Further changes include relieving a utility of the obligation to purchase energy or capacity from a QF if its supply obligations are reduced by a state’s retail choice program, and reducing the threshold at which a qualifying power small production facility has a rebuttable presumption of nondiscriminatory market access from 20 MW to 1 MW. In organized markets where FERC has found a rebuttable presumption of market access for QFs, this latter change, if adopted, would only obligate utilities to purchase from a QF sized between 20 MW and 1 MW if the QF can rebut the presumption and demonstrate that it does not have nondiscriminatory access to the market.
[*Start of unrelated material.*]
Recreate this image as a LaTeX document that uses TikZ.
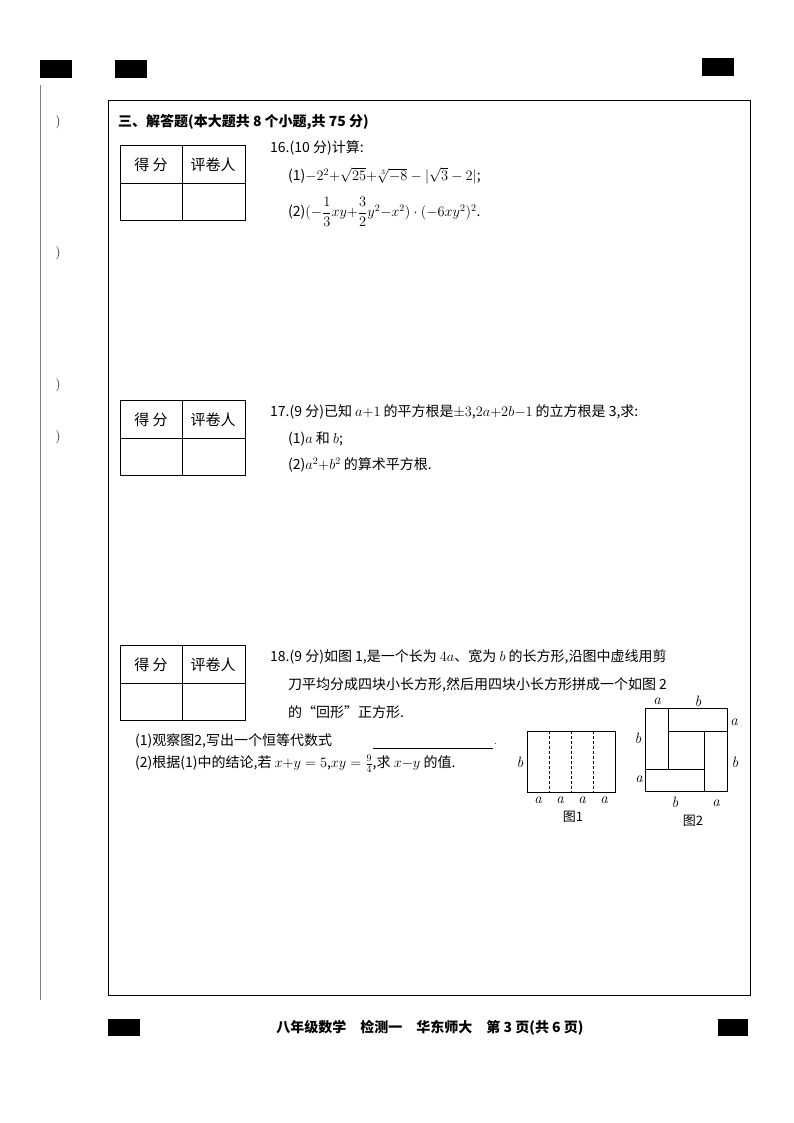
\documentclass[tikz,border=0pt]{standalone}
\usepackage{fontspec}
\usepackage{amsmath}
\newfontfamily\cjk{Noto Sans CJK SC}
\begin{document}
\begin{tikzpicture}[x=1pt,y=-1pt,
  txt/.style={anchor=west,inner sep=0pt,font=\cjk\fontsize{14}{16}\selectfont},
  lab/.style={inner sep=0pt,font=\itshape\fontsize{15}{16}\selectfont}]
\useasboundingbox (0,0) rectangle (794,1123);
\fill[white] (0,0) rectangle (794,1123);
% black marks
\fill (40,60) rectangle (72,78);
\fill (115,60) rectangle (147,78);
\fill (702,58) rectangle (734,76);
\fill (108,1019) rectangle (140,1036);
\fill (718,1019) rectangle (748,1036);
\draw[gray] (40,85) -- (40,1000);
\foreach \yy in {122,253,385,437} \node[inner sep=0pt,font=\fontsize{13}{14}\selectfont] at (58,\yy) {)};
% frame
\draw[line width=0.8pt] (108,100) rectangle (750,995);
\node[txt,font=\cjk\bfseries\fontsize{14}{16}\selectfont] (h) at (118,122) {三、解答题(本大题共 8 个小题,共 75 分)};
% score tables
\foreach \t in {145,400,645}{
  \draw[line width=0.8pt] (120,\t) rectangle (245,\t+75);
  \draw (120,\t+38) -- (245,\t+38);
  \draw (182,\t) -- (182,\t+75);
  \node[inner sep=0pt,font=\cjk\fontsize{15}{16}\selectfont] at (151,\t+20) {得\ 分};
  \node[inner sep=0pt,font=\cjk\fontsize{15}{16}\selectfont] at (213,\t+20) {评卷人};
}
% Q16
\node[txt] (q16) at (270,148) {16.(10 分)计算:};
\node[txt] (q16a) at (288,176) {(1)$-2^2{+}\sqrt{25}{+}\sqrt[3]{-8}-|\sqrt{3}-2|$;};
\node[txt] (q16b) at (288,212) {(2)$(-\dfrac{1}{3}xy{+}\dfrac{3}{2}y^2{-}x^2)\cdot(-6xy^2)^2$.};
% Q17
\node[txt] (q17) at (270,412) {17.(9 分)已知 $a{+}1$ 的平方根是$\pm3$,$2a{+}2b{-}1$ 的立方根是 3,求:};
\node[txt] (q17a) at (288,439) {(1)$a$ 和 $b$;};
\node[txt] (q17b) at (288,465) {(2)$a^2{+}b^2$ 的算术平方根.};
% Q18
\node[txt] (q18) at (270,657) {18.(9 分)如图 1,是一个长为 $4a$、宽为 $b$ 的长方形,沿图中虚线用剪};
\node[txt] (q18b) at (288,685) {刀平均分成四块小长方形,然后用四块小长方形拼成一个如图 2};
\node[txt] (q18c) at (288,712) {的“回形”正方形.};
\node[txt] (q18d) at (135,741) {(1)观察图2,写出一个恒等代数式};
\draw (373,748) -- (493,748);
\node[inner sep=0pt,anchor=west] at (494,744) {.};
\node[txt] (q18e) at (135,764) {(2)根据(1)中的结论,若 $x{+}y=5$,$xy=\tfrac{9}{4}$,求 $x{-}y$ 的值.};
% fig1
\draw (527,731) rectangle (615,792);
\foreach \xx in {549,571,593} \draw[densely dashed] (\xx,731) -- (\xx,792);
\node[lab] at (520,762) {b};
\foreach \xx in {538,560,582,604} \node[lab] at (\xx,800) {a};
\node[inner sep=0pt,font=\cjk\fontsize{13}{14}\selectfont] at (573,817) {图1};
% fig2
\draw (645,708) rectangle (727,791);
\draw (668,708) -- (668,769);
\draw (668,731) -- (727,731);
\draw (704,731) -- (704,791);
\draw (645,769) -- (704,769);
\node[lab] at (657,701) {a};
\node[lab] at (698,701) {b};
\node[lab] at (734,722) {a};
\node[lab] at (638,738) {b};
\node[lab] at (735,762) {b};
\node[lab] at (639,779) {a};
\node[lab] at (675,802) {b};
\node[lab] at (716,803) {a};
\node[inner sep=0pt,font=\cjk\fontsize{13}{14}\selectfont] at (693,821) {图2};
% footer
\node[inner sep=0pt,font=\cjk\bfseries\fontsize{14}{16}\selectfont] at (430,1028) {八年级数学\quad 检测一\quad 华东师大\quad 第 3 页(共 6 页)};
\end{tikzpicture}
\end{document}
Finally, the proposed rulemaking would require states to establish objective and reasonable criteria by which the state would determine the commercial viability of a QF before the QF becomes entitled under PURPA to a power sales contract or other legally enforceable obligation with a utility. This requirement would enable states to establish financial viability requirements, such as (1) obtaining site control adequate to commence construction of the project at the proposed location; (2) filing an interconnection application with the appropriate entity; (3) securing local permitting and zoning; or (4) meeting other criteria that demonstrate a QF’s commercial viability and financial commitment to construct the facilities.
Public comments are due 60 days after publication of the NOPR in the Federal Register, which has not yet occurred.